/---

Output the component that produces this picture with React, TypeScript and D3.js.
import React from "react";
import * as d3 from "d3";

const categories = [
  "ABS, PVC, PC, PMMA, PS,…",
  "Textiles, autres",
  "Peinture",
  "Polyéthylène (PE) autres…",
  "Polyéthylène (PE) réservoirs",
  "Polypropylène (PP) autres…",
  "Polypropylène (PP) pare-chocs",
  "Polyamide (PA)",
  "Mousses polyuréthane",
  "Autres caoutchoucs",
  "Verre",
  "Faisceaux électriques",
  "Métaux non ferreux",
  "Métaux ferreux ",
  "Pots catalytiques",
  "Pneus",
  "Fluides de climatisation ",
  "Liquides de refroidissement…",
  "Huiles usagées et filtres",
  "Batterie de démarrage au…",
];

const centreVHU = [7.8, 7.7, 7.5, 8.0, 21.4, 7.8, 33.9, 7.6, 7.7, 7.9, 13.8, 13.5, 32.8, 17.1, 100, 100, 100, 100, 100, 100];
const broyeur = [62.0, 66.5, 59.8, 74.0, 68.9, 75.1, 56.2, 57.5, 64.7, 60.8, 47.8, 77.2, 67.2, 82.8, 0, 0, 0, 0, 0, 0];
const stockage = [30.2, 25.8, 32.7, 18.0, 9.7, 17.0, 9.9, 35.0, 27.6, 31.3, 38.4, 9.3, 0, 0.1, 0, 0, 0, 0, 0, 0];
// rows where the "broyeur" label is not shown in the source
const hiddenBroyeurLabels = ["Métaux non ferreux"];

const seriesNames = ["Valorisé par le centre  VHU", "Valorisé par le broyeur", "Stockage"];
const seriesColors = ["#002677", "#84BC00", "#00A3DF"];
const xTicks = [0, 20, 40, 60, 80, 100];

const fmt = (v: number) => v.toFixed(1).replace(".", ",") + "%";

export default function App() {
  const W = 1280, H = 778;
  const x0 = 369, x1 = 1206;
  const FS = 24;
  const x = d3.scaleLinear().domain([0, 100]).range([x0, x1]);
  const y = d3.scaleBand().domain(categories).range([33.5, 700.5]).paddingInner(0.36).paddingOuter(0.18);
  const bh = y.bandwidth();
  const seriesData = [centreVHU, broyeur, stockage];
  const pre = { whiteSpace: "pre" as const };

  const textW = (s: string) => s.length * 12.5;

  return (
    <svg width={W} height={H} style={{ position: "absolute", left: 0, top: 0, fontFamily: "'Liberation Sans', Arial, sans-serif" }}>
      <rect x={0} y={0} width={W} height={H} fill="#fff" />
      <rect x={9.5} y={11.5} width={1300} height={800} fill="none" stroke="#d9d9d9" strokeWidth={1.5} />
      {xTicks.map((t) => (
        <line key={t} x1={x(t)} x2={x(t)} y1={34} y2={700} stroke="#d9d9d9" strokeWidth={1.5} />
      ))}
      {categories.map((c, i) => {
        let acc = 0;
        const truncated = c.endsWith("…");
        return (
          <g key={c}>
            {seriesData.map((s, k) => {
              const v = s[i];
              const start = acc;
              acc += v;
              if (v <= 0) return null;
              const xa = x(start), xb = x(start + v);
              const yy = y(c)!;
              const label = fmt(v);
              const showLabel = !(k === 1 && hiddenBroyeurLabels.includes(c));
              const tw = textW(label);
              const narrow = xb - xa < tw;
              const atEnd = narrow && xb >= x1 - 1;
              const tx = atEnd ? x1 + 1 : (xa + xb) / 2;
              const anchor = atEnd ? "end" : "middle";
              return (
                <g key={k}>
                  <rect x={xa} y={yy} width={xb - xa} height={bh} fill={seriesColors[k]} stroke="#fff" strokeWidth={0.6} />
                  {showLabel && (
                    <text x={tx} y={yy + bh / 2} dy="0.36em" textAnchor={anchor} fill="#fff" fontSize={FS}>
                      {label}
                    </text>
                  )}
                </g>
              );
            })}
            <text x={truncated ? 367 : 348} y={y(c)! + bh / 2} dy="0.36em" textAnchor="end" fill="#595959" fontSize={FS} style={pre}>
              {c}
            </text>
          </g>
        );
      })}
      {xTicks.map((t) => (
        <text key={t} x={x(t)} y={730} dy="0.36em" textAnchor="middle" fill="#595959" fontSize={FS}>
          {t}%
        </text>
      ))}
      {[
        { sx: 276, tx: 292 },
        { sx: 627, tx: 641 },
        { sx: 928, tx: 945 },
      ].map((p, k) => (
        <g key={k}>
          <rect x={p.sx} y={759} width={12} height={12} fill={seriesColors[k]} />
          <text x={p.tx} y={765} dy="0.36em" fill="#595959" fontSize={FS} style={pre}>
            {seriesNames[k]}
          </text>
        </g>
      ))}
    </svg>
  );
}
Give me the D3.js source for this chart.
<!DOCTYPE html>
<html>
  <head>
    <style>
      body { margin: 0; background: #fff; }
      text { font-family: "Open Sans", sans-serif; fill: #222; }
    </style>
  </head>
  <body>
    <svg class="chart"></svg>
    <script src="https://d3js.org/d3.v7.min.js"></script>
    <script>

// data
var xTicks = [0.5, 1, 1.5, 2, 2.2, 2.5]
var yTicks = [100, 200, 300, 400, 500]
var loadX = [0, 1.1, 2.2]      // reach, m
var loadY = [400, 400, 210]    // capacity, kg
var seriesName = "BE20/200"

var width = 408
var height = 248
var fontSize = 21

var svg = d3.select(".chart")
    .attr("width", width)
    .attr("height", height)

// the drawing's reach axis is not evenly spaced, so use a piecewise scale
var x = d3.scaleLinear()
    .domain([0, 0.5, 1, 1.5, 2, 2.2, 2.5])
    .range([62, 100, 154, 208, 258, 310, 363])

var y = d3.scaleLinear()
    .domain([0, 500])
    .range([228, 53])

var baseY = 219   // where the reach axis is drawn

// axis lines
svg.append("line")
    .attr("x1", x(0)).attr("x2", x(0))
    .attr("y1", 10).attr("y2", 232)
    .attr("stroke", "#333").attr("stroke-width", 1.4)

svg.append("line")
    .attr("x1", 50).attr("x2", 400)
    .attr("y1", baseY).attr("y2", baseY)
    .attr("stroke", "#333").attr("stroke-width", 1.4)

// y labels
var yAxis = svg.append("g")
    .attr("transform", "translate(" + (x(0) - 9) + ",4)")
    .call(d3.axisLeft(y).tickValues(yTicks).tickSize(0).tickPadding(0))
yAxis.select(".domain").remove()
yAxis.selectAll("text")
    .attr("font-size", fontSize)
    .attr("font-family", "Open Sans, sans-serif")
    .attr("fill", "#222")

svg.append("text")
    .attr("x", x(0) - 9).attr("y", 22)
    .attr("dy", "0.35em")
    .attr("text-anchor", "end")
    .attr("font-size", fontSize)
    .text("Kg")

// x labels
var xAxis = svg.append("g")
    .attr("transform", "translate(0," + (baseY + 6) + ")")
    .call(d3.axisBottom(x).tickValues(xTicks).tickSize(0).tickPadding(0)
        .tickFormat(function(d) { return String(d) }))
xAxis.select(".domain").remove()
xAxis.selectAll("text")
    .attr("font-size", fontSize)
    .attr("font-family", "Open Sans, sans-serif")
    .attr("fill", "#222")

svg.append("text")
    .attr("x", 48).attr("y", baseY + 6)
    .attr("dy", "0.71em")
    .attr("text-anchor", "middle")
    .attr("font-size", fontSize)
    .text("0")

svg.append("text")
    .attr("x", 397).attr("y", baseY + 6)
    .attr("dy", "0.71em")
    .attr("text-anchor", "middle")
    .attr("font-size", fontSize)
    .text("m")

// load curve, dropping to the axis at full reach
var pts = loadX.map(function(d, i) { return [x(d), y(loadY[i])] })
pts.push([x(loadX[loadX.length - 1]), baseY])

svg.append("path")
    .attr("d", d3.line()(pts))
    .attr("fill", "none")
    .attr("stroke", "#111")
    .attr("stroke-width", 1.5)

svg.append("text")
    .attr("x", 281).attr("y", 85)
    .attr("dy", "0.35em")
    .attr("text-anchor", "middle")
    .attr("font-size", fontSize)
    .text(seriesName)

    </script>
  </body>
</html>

\---

Repeat the records above line by line, from the first line through the line that contains "import * as".

Output the component that produces this picture with React, TypeScript and D3.js.
import React from "react";
import * as d3 from "d3";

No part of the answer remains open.